Odio las verdades absolutas, particularmente cuando se manifiestan con tanta vehemencia que me obligan a aceptarlas. Una de estas verdades es que, sin importar cuál sea el objetivo que se proponga un ser humano, su capacidad de alcanzarlo es directamente proporcional a los resultados que se observan. Si plantamos soya, no hay mejor incentivo que ver como brotan los primeros tallos, si queremos perder peso, el mejor aliciente para continuar con la rutina de ejercicio es comprobar que el pantalón ha dejado de apretar, y si se trata de cuidar el corazoncito, ayuda a alejarse de los chicharrones comprobar que han bajado nuestros índices de colesterol. Por el contrario, nada ayuda a actuar en contra de nuestro propio interés que sentir que no se ha avanzado un solo milímetro. La frustración que ocasiona no percibir una gradual mejora es el camino más rápido a una conducta improductiva e irracional, que convierte al optimismo inicial en nuestro peor enemigo.

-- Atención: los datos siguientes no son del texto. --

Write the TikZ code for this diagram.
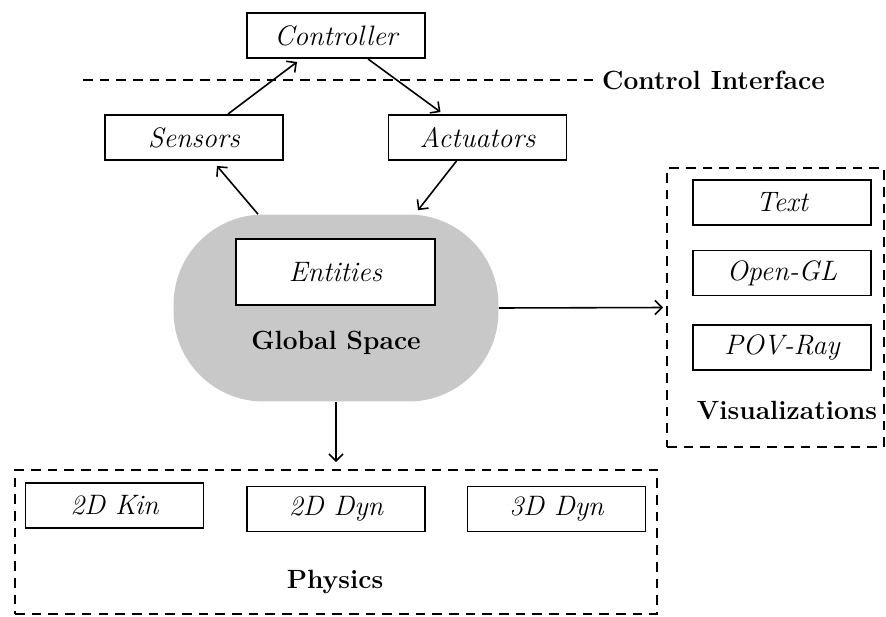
\documentclass[tikz,border=0pt]{standalone}
\usepackage{tikz}
\usetikzlibrary{arrows, arrows.meta, positioning, calc}
\definecolor{spacegray}{RGB}{200,200,200}

\begin{document}
\begin{tikzpicture}[x=0.02cm,y=-0.02cm,
  box/.style={draw,fill=white,line width=1.1pt,minimum width=3.56cm,minimum height=0.9cm,inner sep=0pt,font=\fontsize{16}{19}\selectfont\itshape},
  ttl/.style={font=\fontsize{15}{18}\selectfont\bfseries},
  frame/.style={draw,line width=1.1pt,dash pattern=on 5.5pt off 4pt},
  link/.style={-{Straight Barb[length=4pt,width=8pt]},line width=0.9pt}]
\useasboundingbox (0,0) rectangle (886,616);

% Controller and the interface line
\node[box] (ctrl) at (336,35.5) {Controller};
\node[ttl,anchor=west] (ci) at (596,80) {Control Interface};
\draw[frame] (83,80) -- (ci.west);

% Sensors and actuators
\node[box] (sens) at (194,137.5) {Sensors};
\node[box] (act) at (477.5,137.5) {Actuators};

% Global space with entities
\node[fill=spacegray,rounded corners=1.8cm,minimum width=6.5cm,minimum height=3.74cm] (space) at (336,308) {};
\node[box,minimum width=3.98cm,minimum height=1.32cm] (ent) at (335.5,272) {Entities};
\node[ttl] (gs) at (336,343) {Global Space};

% Visualizations
\node[frame,minimum width=4.34cm,minimum height=5.58cm] (vis) at (775.5,307.5) {};
\node[box] (txt) at (782,202.5) {Text};
\node[box] (ogl) at (782,273) {Open-GL};
\node[box] (pov) at (782,347.5) {POV-Ray};
\node[ttl] (vl) at (787,410) {Visualizations};

% Physics
\node[frame,minimum width=12.84cm,minimum height=2.88cm] (phys) at (336,542) {};
\node[box] (kin) at (114.5,505.5) {2D Kin};
\node[box] (dyn2) at (336,509) {2D Dyn};
\node[box] (dyn3) at (556.5,509) {3D Dyn};
\node[ttl] (pl) at (335,582) {Physics};

% Arrows
\draw[link] ($(sens.north)+(34,0)$) -- ($(ctrl.south)+(-39,3)$);
\draw[link] ($(ctrl.south)+(32,0)$) -- ($(act.north)+(-37,-2)$);
\draw[link] ($(space.north)+(-78,0)$) -- ($(sens.south)+(23,5)$);
\draw[link] ($(act.south)+(-21,0)$) -- ($(space.north)+(82,-4)$);
\draw[link] (space.east) -- ($(vis.west)+(-3,0)$);
\draw[link] (space.south) -- ($(phys.north)+(0,-7)$);
\end{tikzpicture}
\end{document}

Como nación debemos ser optimistas de que se avanza hacia mayor justicia, libertad, e igualdad, hacia mayor riqueza, y su mejor distribución. Pero irónicamente el gobierno depende de que la gente entienda que las cosas van mal, muy mal. El pesimismo, la actitud sombría y triste con la que parece ser se pretende arengar los fuegos de la discordia y resentimiento étnico-clasista tal vez sirvan para movilizar el voto, y para perpetuarse en el poder. Sin embargo, el siempre ver el lado negativo, el no ver ningún avance y desarrollo en nuestras instituciones y marco político-social, el alimentar el racismo y la sed de venganza, el pretender que la justicia ahora requiere de una reivindicación basada en ojo-por-ojo, tan solo puede hacernos un país de ciegos.

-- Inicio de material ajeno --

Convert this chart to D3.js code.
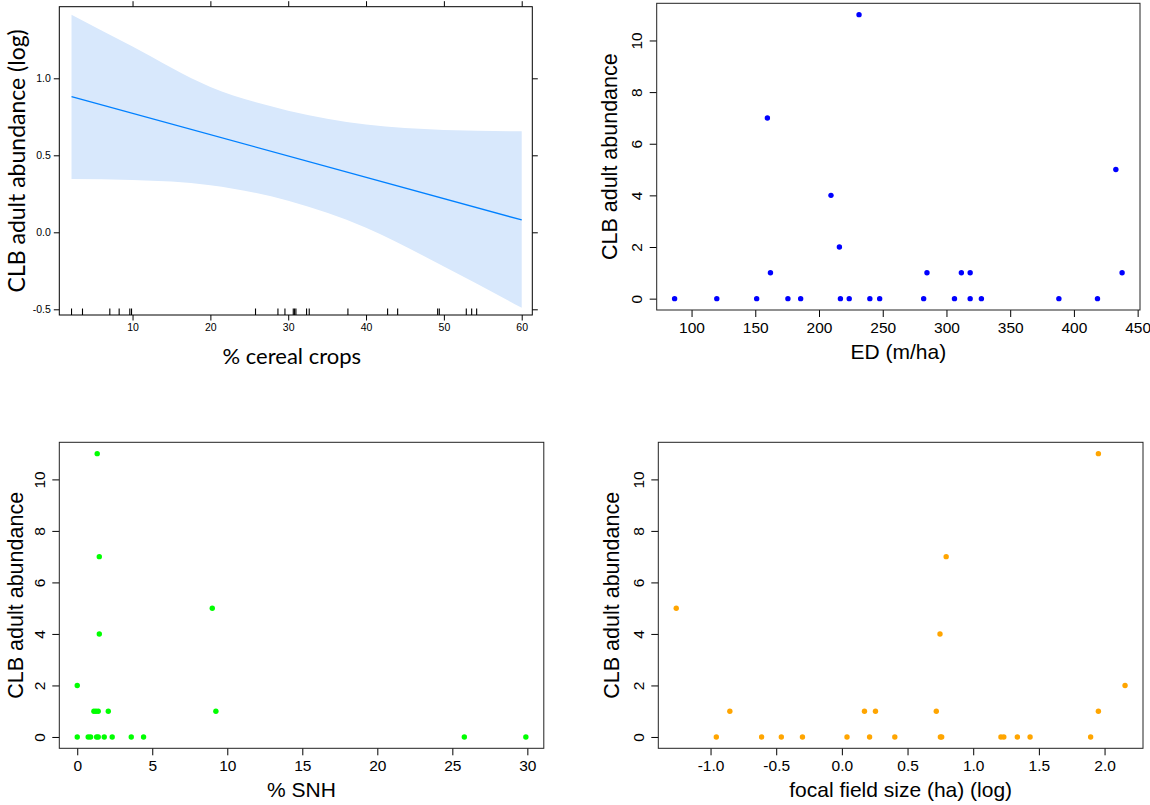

Lo que se pierde entre tanta demagogia, es que la más antigua estructura de poder, la que se instituyó hace más de 500 años durante el imperio incaico, era un régimen déspota, que esclavizo a los pueblos aymaras, quienes en 1470 intentaron liberarse del yugo centralista, pero fueron sometidos por el emperador Inca Huayna Cápac. Según Wilson García, “Durante la expansión incaica que suponía la conquista quechua desde el Cuzco sobre los pueblos aymaras del Collasuyo, los estadistas incas emprendieron un proceso masivo de desplazamientos poblacionales conocidos como "mitimaes", cuya finalidad era reemplazar las poblaciones rebeldes aymaras con habitantes leales al dios quechua Inti, "relocalizando" grandes masas en todo el imperio para garantizar esa emergente hegemonía quechuística sustentada sobre una intensificación de la producción agrícola en esta zona”.

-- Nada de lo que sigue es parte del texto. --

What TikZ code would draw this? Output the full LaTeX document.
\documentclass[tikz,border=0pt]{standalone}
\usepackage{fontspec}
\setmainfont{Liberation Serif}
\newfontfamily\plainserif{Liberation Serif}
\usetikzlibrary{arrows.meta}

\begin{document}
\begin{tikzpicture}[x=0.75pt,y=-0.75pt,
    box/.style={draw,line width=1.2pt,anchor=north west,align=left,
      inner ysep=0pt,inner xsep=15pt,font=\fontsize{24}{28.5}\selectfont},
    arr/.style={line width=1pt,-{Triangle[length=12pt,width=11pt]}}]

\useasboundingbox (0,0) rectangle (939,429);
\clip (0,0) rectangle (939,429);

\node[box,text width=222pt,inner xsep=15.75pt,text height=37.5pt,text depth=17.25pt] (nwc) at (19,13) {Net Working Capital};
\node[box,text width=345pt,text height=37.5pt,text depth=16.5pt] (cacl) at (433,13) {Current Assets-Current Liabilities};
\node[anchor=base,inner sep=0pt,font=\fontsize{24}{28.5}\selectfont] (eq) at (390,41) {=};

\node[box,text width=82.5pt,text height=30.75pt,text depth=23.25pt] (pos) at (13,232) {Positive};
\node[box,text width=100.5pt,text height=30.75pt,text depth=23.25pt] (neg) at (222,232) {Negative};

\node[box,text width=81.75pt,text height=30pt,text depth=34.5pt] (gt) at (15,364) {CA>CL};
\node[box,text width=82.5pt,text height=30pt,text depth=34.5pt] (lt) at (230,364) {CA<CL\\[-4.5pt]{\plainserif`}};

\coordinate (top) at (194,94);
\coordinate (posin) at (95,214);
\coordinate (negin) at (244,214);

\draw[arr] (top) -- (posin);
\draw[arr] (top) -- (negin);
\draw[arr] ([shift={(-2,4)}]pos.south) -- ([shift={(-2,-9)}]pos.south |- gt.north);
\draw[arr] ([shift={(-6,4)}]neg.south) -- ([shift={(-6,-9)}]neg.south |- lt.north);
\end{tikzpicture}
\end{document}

El que el Impero Inca haya sido igual o más esclavizante que el Imperio Español, no es una justificación, y las injusticias fueron igualmente barbáricas. En los últimos 50 años, sin embargo, se ha progresado, aunque lentamente, en la difícil tarea de avanzar la justicia social. Aún queda muchísimo por recorrer, pero las reivindicaciones democráticas de los últimos 24 años no pueden ser menospreciadas ni devaluadas. La elecciones pasadas dieron el 53% de los votos al primer presidente indígena de continente, sin embargo la actitud oficialista parece dejar entrever que la Corte Nacional orquestó un fraude magistral en su contra. Luego se convence que hace 500 años nuestros antepasados tenía una expectativa de 200 años de vida. Entonces, si somos menos democráticos que antes, y nuestra calidad de vida ha desmejorado tanto, según la mentalidad totalitaria que pretende afincarse el poder, la solución seguramente será una dictadura del pueblo, una expiación con sangre de nuestros pecados, y un centralismo político que enmiende ancestrales injusticias. Yo veo el vaso medio lleno, veo que hoy somos más libres, que el pueblo tiene más poder que nunca, y que tenemos una gran oportunidad de avanzar nuestro desarrollo nacional. Pero esa si que no es una verdad absoluta, y como van las cosas, existe el peligro que incluso deje de ser verdad.